Now, this is depressing.
I was trying to put together a ladder of corporate bonds to demonstrate how you can generate extra yield by using riskier issues from the low end of the investment grade spectrum. But the best I could do while keeping a measure of diversification was an average yield of 2.6 per cent.
True, the comparable yields from laddered corporate bond ETFs are in the range of 1.1 to 1.3 per cent these days. But these exchange-traded funds typically hold mostly bonds rated AAA, AA and A, which are premium ratings. They also mix in some bonds rated BBB, which is the lowest investment grade rating. To see what adding some risk gets you, I used one online brokerage firm's bond filter to look for corporate bonds that were rated BBB or BBB (low) and matured in five years or less.
A lot of the bonds that turned up in this search were related in one way or another to real estate. I limited this bond ladder to two real estate companies – mortgage lender Equitable Group and Dream Office REIT. Using additional bonds in the real estate sector could have pushed up the yield a bit, but at a cost of over-concentration in a sector that could be vulnerable if residential or commercial real estate slumps.
Here's how the ladder looks:
- One-year: The Manitoba Telecom 6.650 per cent bond maturing May 11, 2016; yield is 1.6 per cent and the bond rating is BBB.
- Two-year: The Equitable Group Inc. 5.399 per cent bond maturing Nov. 23, 2017; yield is 2.4 per cent and the rating is BBB (low).
- Three-year: The Dream Office REIT 3.424 per cent bond maturing June 13, 2018; yield is 2.5 per cent, and the rating is BBB (low).
- Four-year: The Transcontinental 3.897 per cent bond maturing May 13, 2019; yield is 2.6 per cent and the rating is BBB (low).
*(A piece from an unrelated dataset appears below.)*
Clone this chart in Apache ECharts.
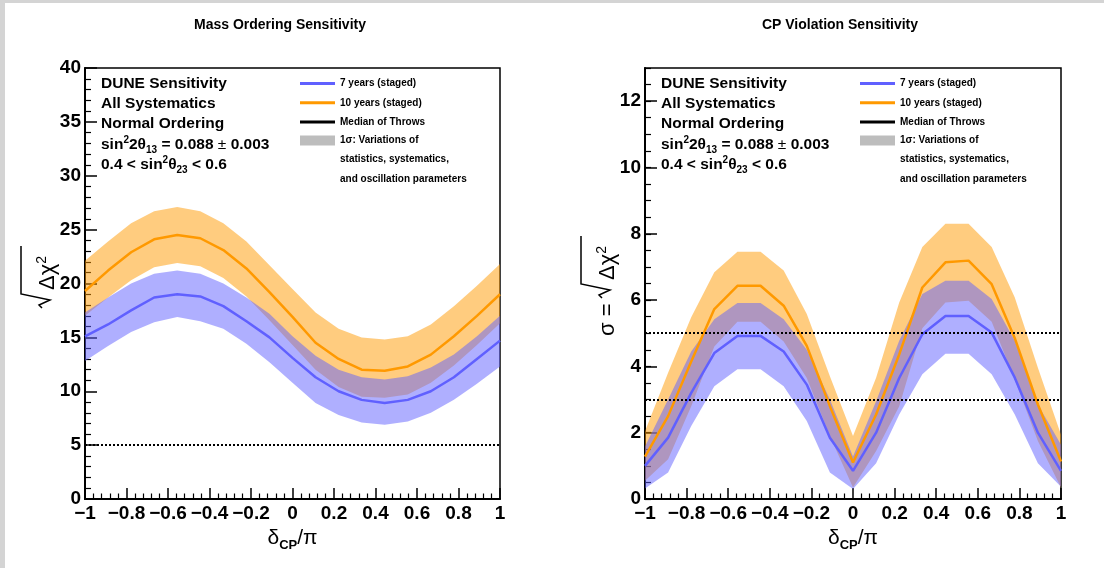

- Five-year: The 5.000 per cent TransAlta bond maturing November 18, 2020; yield is 3.8 per cent and the rating is BBB.
The average yield of 2.6 per cent won't impress anyone who remembers five-year GICs at 5 per cent (back in 2007), but it's actually pretty good when seen in the context of how low rates are today. For example, a five-year Canada bond yields about 0.72 per cent these days and five-year GICs from alternative financial firms that are members of Canada Deposit Insurance Corp. top out around 2.3 per cent. All of a sudden, 2.6 per cent from a bond portfolio on the edge of the investment grade world doesn't look quite so depressing.